Medical doctors used to wildly overreact to back pain, throwing drugs and surgery at the mystery, until the federal Agency for Health Care Policy and Research issued new clinical treatment guidelines in 1994. "The era of routine radiography, strict bed rest, corsets, and traction has passed," says Dr. Richard A. Deyo, a member of the AHCPR panel. "It's been replaced by early return to normal activity and greater emphasis on exercise to prevent recurrences or to treat chronic pain." Now your family practitioner is more likely to send you for some ibuprofen and to look at epidural cortisone injections or surgery only as last resorts.
Gone are the days when your HMO balked at covering chiropractic bills. The AHCPR also endorses manipulation as a safe and effective form of back pain treatment, largely stifling those accusations of quackery that dogged chiropractors in the past.
"Compression equals back pain," explains chiropractor Leroy Perry, president of the International Sports Medicine Institute. By twisting, pushing, or pulling the spine, a chiropractor relieves compression, thus increasing mobility. Long a satisfying avenue for a majority of lower-back pain sufferers, chiropractic certainly has allure — instant relief — over the ibuprofen approach.
It's a helpful oversimplification to think of osteopathic physicians as a cross between chiropractors and medical doctors. An osteopath will crack your back just like a chiropractor, but D.O.'s also enjoy the same legal status as medical doctors, meaning they can diagnose and treat illness, employ medical technology, prescribe medications, and perform surgery. However, the osteopathic approach tends toward the noninvasive: They prefer to lay hands on the musculoskeletal system, help to improve posture, and prescribe prevention by exercise.
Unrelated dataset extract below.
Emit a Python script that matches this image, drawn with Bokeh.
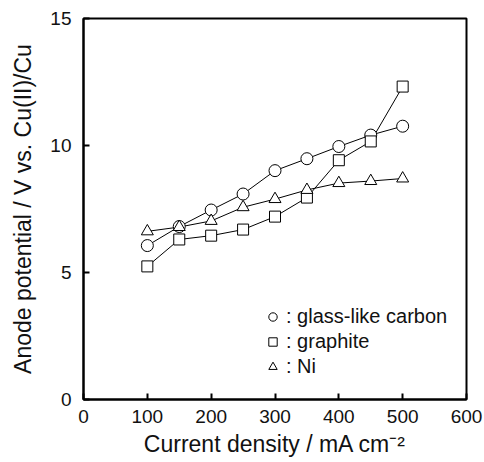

For osteopaths, tugging on the spine is only the starting point for curing what ails you, whereas it's the raison d'Štre for chiropractors.
Widely accepted for treating chronic symptoms, acupuncture can also alleviate acute back problems. "If you walk into an acupuncturist's office with low-back pain, there's a good chance that you'll feel better in the next 24 hours," says Whitfield Reaves, cofounder of the National Sports Acupuncture Association. In Eastern terms, acupuncture releases blocked energy (qi, pronounced "chee") that should flow freely through so-called meridians in the body, thereby restoring homeostasis. If you must look at it from a Western point of view, studies suggest that needling certain points on the body boosts the production of endorphins, those feel-good hormones familiar to athletes of any bent.